When I decided to travel to Armenia, I saw this opportunity as an attempt to reconcile with these paper-thin dough sheets: filo (or phyllo).
I have rarely worked filo in my “family cooking career” mainly because of their fragility as well as numerous failed attempts on my part.
In Armenia, they say that these sheets are so thin you could almost read a newspaper through it. That tells you the number of sheets that went from my countertop to the trash before even getting stuffed!
I always wondered how some filo-based pastries could come out of the oven all “wrinkled” when they are so smooth and uniform before cooking. Well, I quickly realized that it could not happen by itself and this is what attracted me to this recipe. I even admit that I was very amused by the various online tutorials I watched.
In fact, if I chose to cook boorma, which means “golden twist”, it is mainly because of the “stick technique”. A simple stick helps to roll and fold the fragile filo sheet while twisting it without breaking it. I can assure you that I did not fail once! I have to say that I was pleasantly entertained like a child with his first toy.
This toy is nothing more than a vulgar wood broomstick that I bought from a hardware store and that I had cut with an ax to the appropriate size. In addition to being fun to bake, boormas are a delicacy with refinement.
Until today, I only knew Armenia from Charles Aznavour and his magnificent song repertoire but now I can say that I also know the amusing “stick technique” that finally allows this filo dough to make its comeback in my fridge.
Recipe of Boorma
Ingredients (for 16 pieces)
- 8 sheets of filo dough
5 oz finely chopped walnuts
2 teaspoon cinnamon
6 tablespoons unsalted butter, clarified (made from 8 tablespoons of butter)
5 oz pistachios
For sugar syrup
- 1/2 cup water
1 cup sugar
2 tablespoons orange blossom water
1 tablespoon lemon juice
1 wooden stick or the handle of a wooden spoon
– 1 soft bristle brush (not a silicone brush that would be too hard for filo dough which is quite fragile)
Cut the butter into pieces. It is important that these pieces are all the same size so that the butter melts evenly and does not burn.
Melt the butter over low heat. Pour into a container.
Wait about 10 minutes. Using a large spoon, remove all whey, i.e. the foam that forms on top.
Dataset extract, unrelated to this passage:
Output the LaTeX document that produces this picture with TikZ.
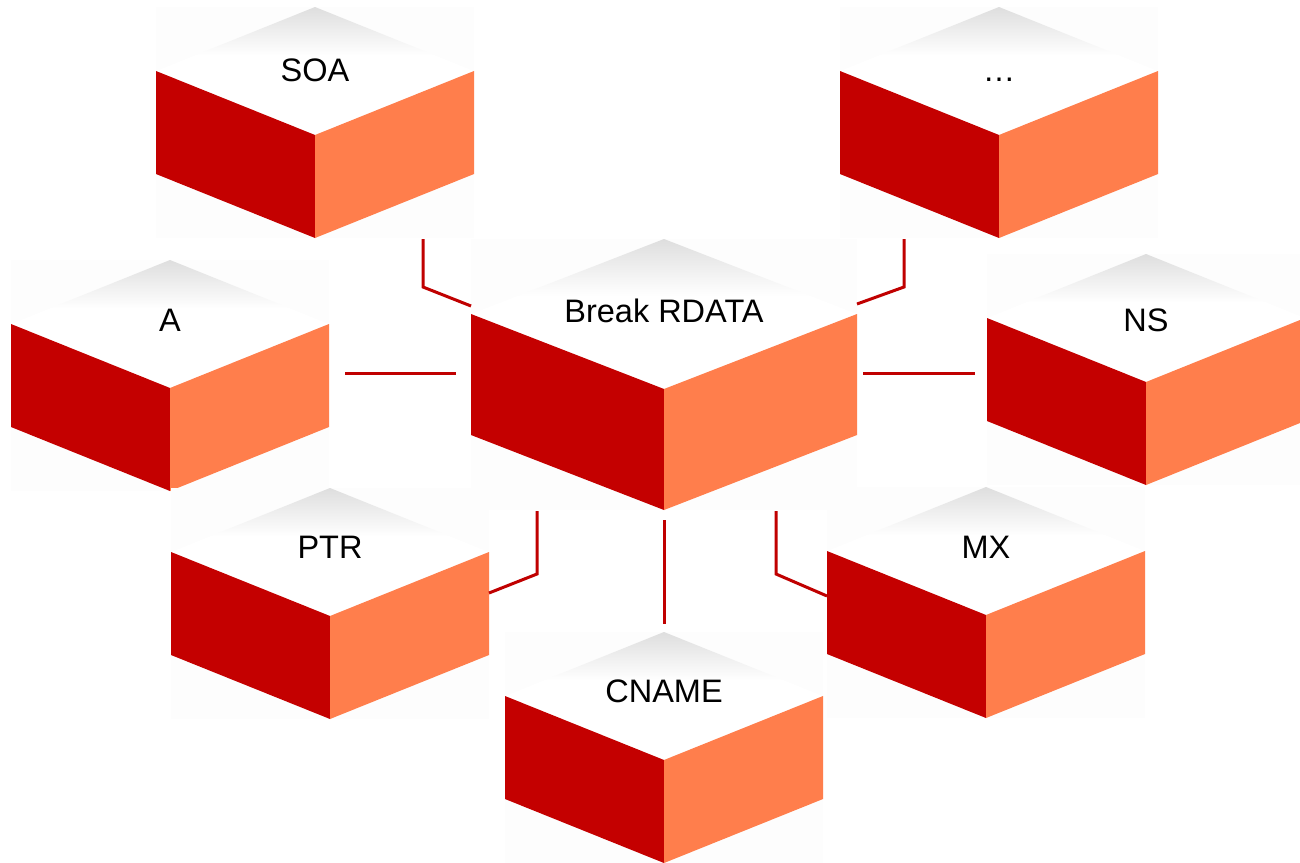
\documentclass[tikz,border=0pt]{standalone}
\usepackage{fontspec}
\setmainfont{Liberation Sans}
\usetikzlibrary{calc}

\definecolor{facedark}{HTML}{C40000}
\definecolor{facelight}{HTML}{FF7E4C}
\definecolor{linkred}{HTML}{C00000}
\definecolor{boxhaze}{HTML}{FDFDFD}

% top face: light grey at the back corner, fading to white towards the front
\pgfdeclareverticalshading{topface}{100bp}{color(0bp)=(white); color(56bp)=(white); color(75bp)=(black!13); color(100bp)=(black!13)}

\tikzset{
  link/.style={draw=linkred, line width=3pt, line join=miter},
  cubebody/.style={inner sep=0pt, outer sep=0pt, rectangle},
  cubelabel/.style={anchor=base, inner sep=0pt, font=\fontsize{32.5}{38}\selectfont, text=black},
}

% #1 name, #2 centre x, #3 back-corner y, #4 half width, #5 depth of the top face half,
% #6 side height, #7 label baseline offset below the side corners, #8 label text
\newcommand\drawcube[8]{%
  \fill[boxhaze] (#2-#4,#3) rectangle (#2+#4,#3+2*#5+#6);
  \shade[shading=topface] (#2,#3) -- (#2+#4,#3+#5) -- (#2,#3+2*#5) -- (#2-#4,#3+#5) -- cycle;
  \fill[facedark] (#2-#4,#3+#5) -- (#2,#3+2*#5) -- (#2,#3+2*#5+#6) -- (#2-#4,#3+#5+#6) -- cycle;
  \fill[facelight] (#2+#4,#3+#5) -- (#2,#3+2*#5) -- (#2,#3+2*#5+#6) -- (#2+#4,#3+#5+#6) -- cycle;
  \node[cubebody, minimum width=2*#4, minimum height=2*#5+#6] (#1) at (#2,#3+#5+#6/2) {};
  \node[cubelabel] (#1-label) at (#2,#3+#5+#7) {#8};
}

\begin{document}
\begin{tikzpicture}[x=1pt, y=-1pt]
  \useasboundingbox (0,0) rectangle (1300,862);
  \fill[white] (0,0) rectangle (1300,862);

  \drawcube{soa}{315}{7}{159}{64}{103}{10}{SOA}
  \drawcube{more}{999}{7}{159}{64}{103}{10}{…}
  \drawcube{a}{170}{260}{159}{64}{103}{7}{A}
  \drawcube{ns}{1146}{254}{159}{64}{103}{13}{NS}
  \drawcube{main}{664}{239}{193}{75}{121}{8}{Break RDATA}
  \drawcube{ptr}{330}{488}{159}{64}{103}{6}{PTR}
  \drawcube{mx}{986}{487}{159}{64}{103}{7}{MX}
  \drawcube{cname}{664}{632}{159}{64}{103}{6}{CNAME}

  % connectors from the record types to the central cube
  \draw[link] ($(soa.south)+(108,1)$) -- ++(0,48) -- ($(main.north west)+(0,67)$);
  \draw[link] ($(more.south)+(-95,1)$) -- ++(0,48) -- ($(main.north east)+(0,65)$);
  \draw[link] ($(a.north east)+(16,113)$) -- ($(main.north west)+(-15,134)$);
  \draw[link] ($(main.north east)+(6,134)$) -- ($(ns.north west)+(-12,119)$);
  \draw[link] ($(main.south west)+(66,1)$) -- ++(0,63) -- ($(ptr.north east)+(0,105)$);
  \draw[link] ($(main.south)+(0,10)$) -- ($(cname.north)+(0,-8)$);
  \draw[link] ($(main.south east)+(-81,1)$) -- ++(0,63) -- ($(mx.north west)+(0,109)$);
\end{tikzpicture}
\end{document}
Roast pistachios in a small dry skillet on low heat for about 10 minutes. Chop only after roasting.
Preheat oven to 350 F.
Line a baking pan or casserole dish with parchment paper.
Line countertop with parchment paper.
Take a sheet of filo and brush slightly half of the area with butter, without pressing with the brush. Fold the sheet in half to form a rectangle.
Mix nuts and cinnamon. Lightly sprinkle the dough with this mixture.
Place the wooden stick at the bottom of the filo sheet (narrow side) and wrap loosely in order to obtain a roll of dough around the stick.
Wrinkle the dough starting from the end and tightening toward the middle.
Remove the stick. The roll of dough should be wrinkled. Using a sharp knife, cut the two to get a couple of cakes. Place each cake in pan and cover with fabric to prevent the dough from drying out. Also cover the filo sheets that are waiting so they do not dry out. Repeat the process with the remaining 7 sheets.
Bake for 20 minutes until the cakes are golden. Prepare the sugar syrup while the cakes are in the oven. Put the water and sugar in a saucepan. Bring to a boil until the syrup begins to thicken.
Remove from heat. While stirring, pour the lemon juice and orange blossom water. Immediately put back on the fire and bring back to a boil, stirring constantly. Remove the pan from the heat. Let cool a bit. Pour syrup generously over the cakes as they come right out of the oven.
Sprinkle each cake with a little pistachio.